• Exercise prompt
Say how many lines contain "that"; the answer is the number alone.
-----
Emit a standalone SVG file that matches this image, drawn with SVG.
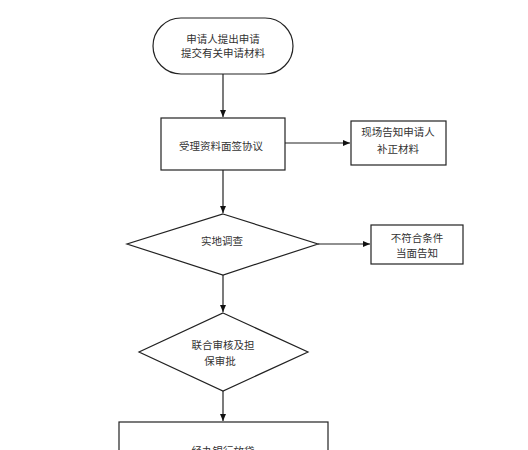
<svg xmlns="http://www.w3.org/2000/svg" width="528" height="450" viewBox="0 0 528 450">
<style>
.s{fill:#fff;stroke:#222;stroke-width:1.2}
.t{font-family:"Noto Sans CJK SC","Liberation Sans",sans-serif;font-size:10.5px;fill:#333;text-anchor:middle}
.c{stroke:#222;stroke-width:1.2;fill:none}
</style>
<defs>
<marker id="a" markerWidth="8" markerHeight="8" refX="7" refY="4" orient="auto" markerUnits="userSpaceOnUse">
<path d="M0,1 L7,4 L0,7 Z" fill="#111"/>
</marker>
</defs>
<rect width="528" height="450" fill="#fff"/>
<g id="connectors">
<line class="c" x1="223" y1="74" x2="223" y2="117" marker-end="url(#a)"/>
<line class="c" x1="285" y1="143" x2="350" y2="143" marker-end="url(#a)"/>
<line class="c" x1="223" y1="170" x2="223" y2="213" marker-end="url(#a)"/>
<line class="c" x1="318" y1="244" x2="370" y2="244" marker-end="url(#a)"/>
<line class="c" x1="223" y1="275" x2="223" y2="312" marker-end="url(#a)"/>
<line class="c" x1="223" y1="391" x2="223" y2="421" marker-end="url(#a)"/>
</g>
<g id="start">
<rect class="s" x="153" y="18" width="140" height="56" rx="28" ry="28"/>
<text class="t" x="223" y="43">申请人提出申请</text>
<text class="t" x="223" y="57">提交有关申请材料</text>
</g>
<g id="accept">
<rect class="s" x="161" y="118" width="124" height="52"/>
<text class="t" x="221" y="150">受理资料面签协议</text>
</g>
<g id="notify">
<rect class="s" x="351" y="121" width="95" height="44"/>
<text class="t" x="398" y="136">现场告知申请人</text>
<text class="t" x="398" y="153">补正材料</text>
</g>
<g id="survey">
<polygon class="s" points="223,214 318,244 223,275 127,244"/>
<text class="t" x="222" y="245">实地调查</text>
</g>
<g id="reject">
<rect class="s" x="371" y="225" width="92" height="39"/>
<text class="t" x="417" y="242">不符合条件</text>
<text class="t" x="417" y="257">当面告知</text>
</g>
<g id="review">
<polygon class="s" points="223,313 308,352 223,391 139,352"/>
<text class="t" x="223" y="349">联合审核及担</text>
<text class="t" x="220" y="365">保审批</text>
</g>
<g id="loan">
<rect class="s" x="119" y="422" width="209" height="60"/>
<text class="t" x="223" y="455">经办银行放贷</text>
</g>
</svg>
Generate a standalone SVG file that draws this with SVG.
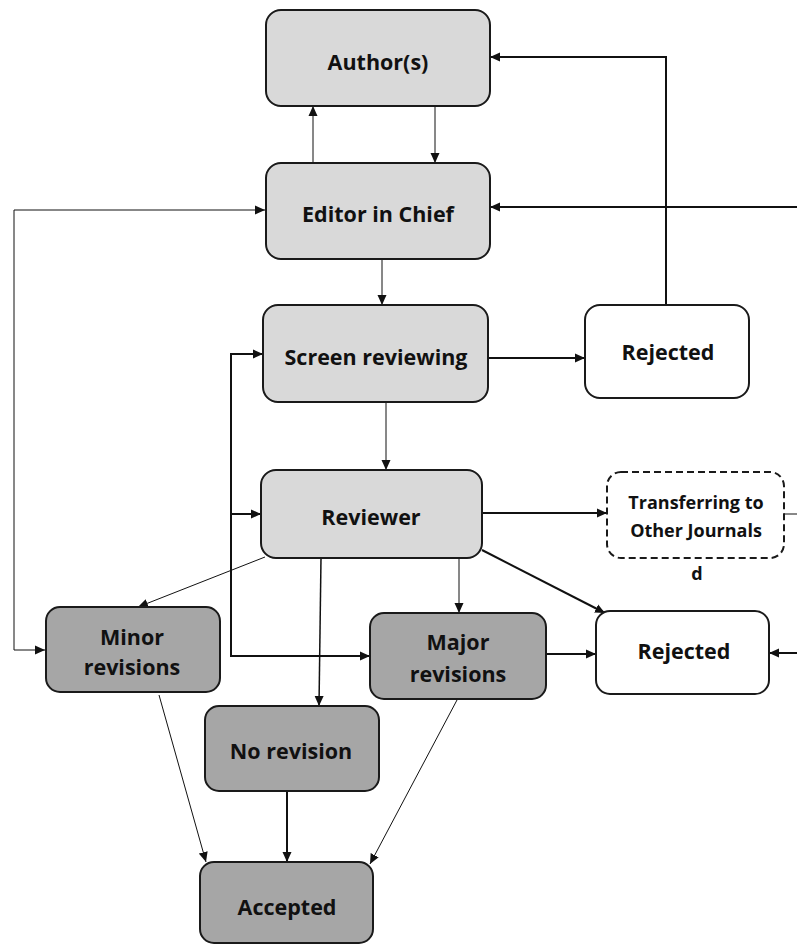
<svg xmlns="http://www.w3.org/2000/svg" width="797" height="945" viewBox="0 0 797 945">
<style>
.box{stroke:#1a1a1a;stroke-width:2}
.lt{fill:#d9d9d9}
.dk{fill:#a6a6a6}
.wh{fill:#ffffff}
.dash{fill:#ffffff;stroke:#1a1a1a;stroke-width:2;stroke-dasharray:7,4}
text{font-family:"Open Sans","Liberation Sans",sans-serif;font-weight:bold;fill:#111;text-anchor:middle}
.t{font-size:21.5px}
.s{font-size:18px}
.c{fill:none;stroke:#111}
.thin{stroke-width:1}
.mid{stroke-width:1.5}
.thick{stroke-width:2}
</style>
<defs>
<marker id="ah" viewBox="0 0 10 10" refX="10" refY="5" markerWidth="10" markerHeight="10" markerUnits="userSpaceOnUse" orient="auto-start-reverse">
<path d="M0,0.5 L10,5 L0,9.5 z" fill="#111"/>
</marker>
</defs>
<g id="connectors">
<path class="c thin" d="M435,106 L435,163" marker-end="url(#ah)"/>
<path class="c thin" d="M313,163 L313,106" marker-end="url(#ah)"/>
<path class="c thick" d="M666,305 L666,57 L490,57" marker-end="url(#ah)"/>
<path class="c thick" d="M797,207 L490,207" marker-end="url(#ah)"/>
<path class="c thin" d="M265,210 L14,210 L14,650 L45,650" marker-start="url(#ah)" marker-end="url(#ah)"/>
<path class="c thin" d="M382,259 L382,305" marker-end="url(#ah)"/>
<path class="c thick" d="M488,358 L585,358" marker-end="url(#ah)"/>
<path class="c thin" d="M386,402 L386,470" marker-end="url(#ah)"/>
<path class="c thick" d="M263,354 L231,354 L231,656 L370,656" marker-start="url(#ah)" marker-end="url(#ah)"/>
<path class="c thick" d="M231,514 L261,514" marker-end="url(#ah)"/>
<path class="c thick" d="M483,513 L607,513" marker-end="url(#ah)"/>
<path class="c thin" d="M784,514 L797,514"/>
<path class="c thin" d="M265,557 L138,607" marker-end="url(#ah)"/>
<path class="c mid" d="M321,558 L319,706" marker-end="url(#ah)"/>
<path class="c thin" d="M459,558 L459,613" marker-end="url(#ah)"/>
<path class="c thick" d="M482,550 L605,613" marker-end="url(#ah)"/>
<path class="c thick" d="M546,654 L596,654" marker-end="url(#ah)"/>
<path class="c thick" d="M797,653 L769,653" marker-end="url(#ah)"/>
<path class="c thin" d="M159,695 L206,862" marker-end="url(#ah)"/>
<path class="c thick" d="M287,791 L287,862" marker-end="url(#ah)"/>
<path class="c thin" d="M457,700 L370,864" marker-end="url(#ah)"/>
</g>
<g id="author">
<rect class="box lt" x="266" y="10" width="224" height="96" rx="15"/>
<text class="t" x="378" y="70">Author(s)</text>
</g>
<g id="editor">
<rect class="box lt" x="266" y="163" width="224" height="96" rx="15"/>
<text class="t" x="378" y="222">Editor in Chief</text>
</g>
<g id="screen">
<rect class="box lt" x="263" y="305" width="225" height="97" rx="15"/>
<text class="t" x="376" y="365">Screen reviewing</text>
</g>
<g id="rejected1">
<rect class="box wh" x="585" y="305" width="164" height="93" rx="15"/>
<text class="t" x="668" y="360">Rejected</text>
</g>
<g id="reviewer">
<rect class="box lt" x="261" y="470" width="221" height="88" rx="15"/>
<text class="t" x="371" y="525">Reviewer</text>
</g>
<g id="transfer">
<rect class="dash" x="607" y="472" width="177" height="86" rx="14"/>
<text class="s" x="696" y="509">Transferring to</text>
<text class="s" x="696" y="537">Other Journals</text>
<text class="s" x="697" y="580">d</text>
</g>
<g id="minor">
<rect class="box dk" x="46" y="607" width="174" height="85" rx="14"/>
<text class="t" x="132" y="645">Minor</text>
<text class="t" x="132" y="675">revisions</text>
</g>
<g id="major">
<rect class="box dk" x="370" y="613" width="176" height="86" rx="14"/>
<text class="t" x="458" y="650">Major</text>
<text class="t" x="458" y="682">revisions</text>
</g>
<g id="rejected2">
<rect class="box wh" x="596" y="611" width="173" height="83" rx="14"/>
<text class="t" x="684" y="659">Rejected</text>
</g>
<g id="norevision">
<rect class="box dk" x="205" y="706" width="174" height="85" rx="14"/>
<text class="t" x="291" y="759">No revision</text>
</g>
<g id="accepted">
<rect class="box dk" x="200" y="862" width="173" height="81" rx="14"/>
<text class="t" x="287" y="915">Accepted</text>
</g>
</svg>
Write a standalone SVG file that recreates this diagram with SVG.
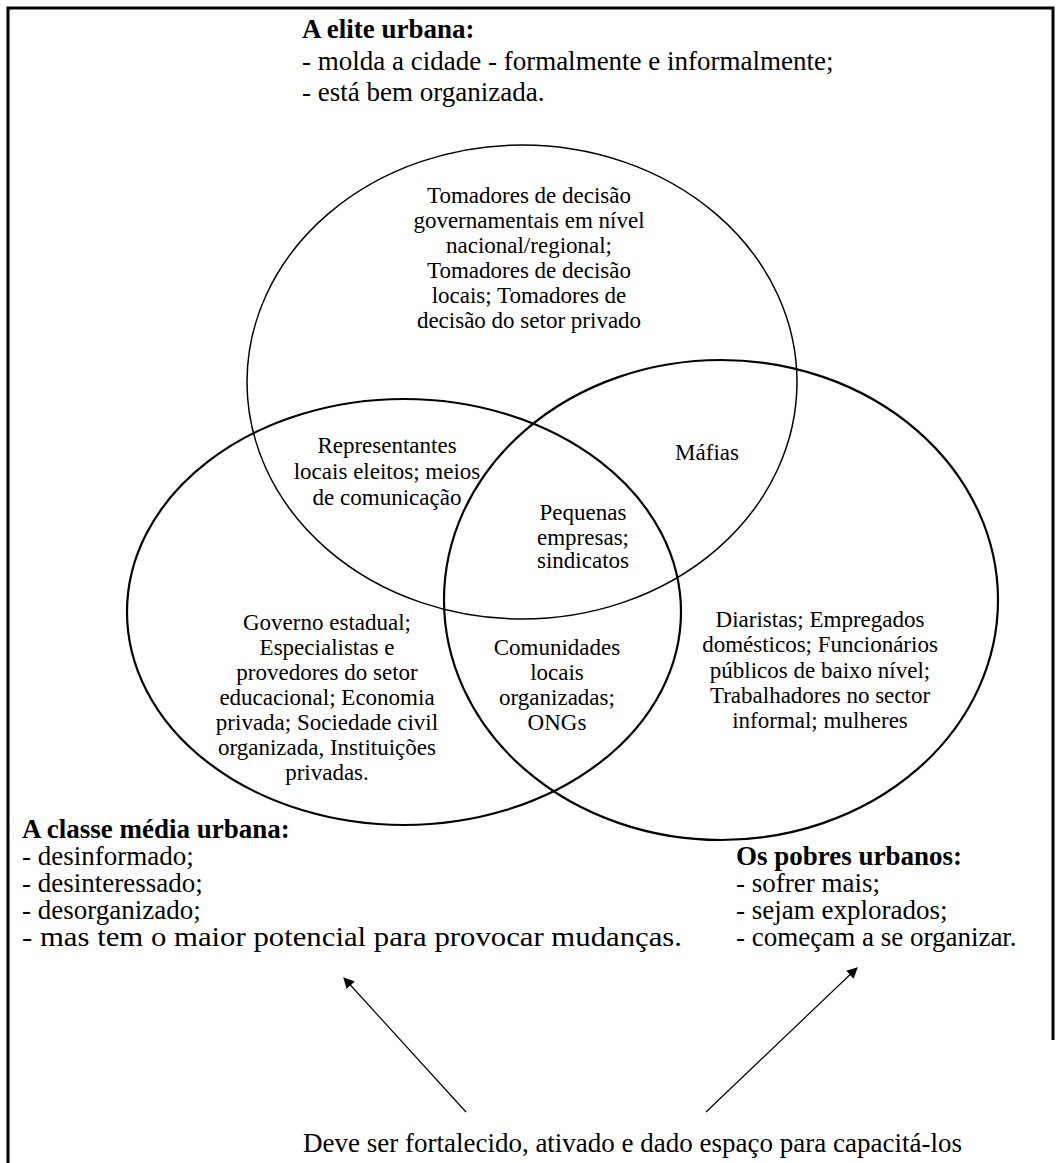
<svg xmlns="http://www.w3.org/2000/svg" width="1063" height="1163" viewBox="0 0 1063 1163">
<defs>
<style>
text{font-family:"Liberation Serif","Times New Roman",serif;fill:#000}
.t{font-size:27px}
.b{font-size:27px;font-weight:bold}
.c{font-size:23px;text-anchor:middle}
.circ{fill:none;stroke:#000;stroke-width:2.2}
.thin{stroke-width:1.5}
.arr{stroke:#000;stroke-width:1.2;fill:none}
</style>
<marker id="ah" viewBox="0 0 10 10" refX="9" refY="5" markerWidth="11" markerHeight="11" markerUnits="userSpaceOnUse" orient="auto"><path d="M0,0 L10,5 L0,10 z" fill="#000"/></marker>
</defs>
<rect width="1063" height="1163" fill="#fff"/>
<path d="M8,1163 V8 H1053 V1040" fill="none" stroke="#000" stroke-width="3"/>
<g id="elite">
<ellipse class="circ thin" cx="522" cy="382" rx="275" ry="237"/>
<text class="b" x="302" y="38">A elite urbana:</text>
<text class="t" x="302" y="70">- molda a cidade - formalmente e informalmente;</text>
<text class="t" x="302" y="101">- está bem organizada.</text>
<text class="c"><tspan x="529" y="203">Tomadores de decisão</tspan><tspan x="529" y="228">governamentais em nível</tspan><tspan x="529" y="253">nacional/regional;</tspan><tspan x="529" y="278">Tomadores de decisão</tspan><tspan x="529" y="303">locais; Tomadores de</tspan><tspan x="529" y="328">decisão do setor privado</tspan></text>
</g>
<g id="media">
<ellipse class="circ" cx="404" cy="612" rx="277" ry="213"/>
<text class="b" x="22" y="838">A classe média urbana:</text>
<text class="t" x="22" y="865">- desinformado;</text>
<text class="t" x="22" y="892">- desinteressado;</text>
<text class="t" x="22" y="919">- desorganizado;</text>
<text class="t" x="22" y="946" textLength="660" lengthAdjust="spacingAndGlyphs">- mas tem o maior potencial para provocar mudanças.</text>
<text class="c"><tspan x="327" y="630">Governo estadual;</tspan><tspan x="327" y="655">Especialistas e</tspan><tspan x="327" y="680">provedores do setor</tspan><tspan x="327" y="705">educacional; Economia</tspan><tspan x="327" y="730">privada; Sociedade civil</tspan><tspan x="327" y="755">organizada, Instituições</tspan><tspan x="327" y="780">privadas.</tspan></text>
</g>
<g id="pobres">
<ellipse class="circ" cx="721" cy="600" rx="277" ry="240"/>
<text class="b" x="736" y="865">Os pobres urbanos:</text>
<text class="t" x="736" y="892">- sofrer mais;</text>
<text class="t" x="736" y="919">- sejam explorados;</text>
<text class="t" x="736" y="946">- começam a se organizar.</text>
<text class="c"><tspan x="820" y="627">Diaristas; Empregados</tspan><tspan x="820" y="652">domésticos; Funcionários</tspan><tspan x="820" y="678">públicos de baixo nível;</tspan><tspan x="820" y="703">Trabalhadores no sector</tspan><tspan x="820" y="728">informal; mulheres</tspan></text>
</g>
<g id="elite-media">
<text class="c"><tspan x="387" y="453">Representantes</tspan><tspan x="387" y="479">locais eleitos; meios</tspan><tspan x="387" y="505">de comunicação</tspan></text>
</g>
<g id="elite-pobres">
<text class="c" x="707" y="460">Máfias</text>
</g>
<g id="todos">
<text class="c"><tspan x="583" y="520">Pequenas</tspan><tspan x="583" y="545">empresas;</tspan><tspan x="583" y="568">sindicatos</tspan></text>
</g>
<g id="media-pobres">
<text class="c"><tspan x="557" y="655">Comunidades</tspan><tspan x="557" y="680">locais</tspan><tspan x="557" y="705">organizadas;</tspan><tspan x="557" y="730">ONGs</tspan></text>
</g>
<g id="nota">
<text class="t" x="303" y="1152">Deve ser fortalecido, ativado e dado espaço para capacitá-los</text>
</g>
<g id="connectors">
<line class="arr" x1="466" y1="1112" x2="344" y2="978" marker-end="url(#ah)"/>
<line class="arr" x1="706" y1="1112" x2="857" y2="968" marker-end="url(#ah)"/>
</g>
</svg>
-----
• Response to this exercise
3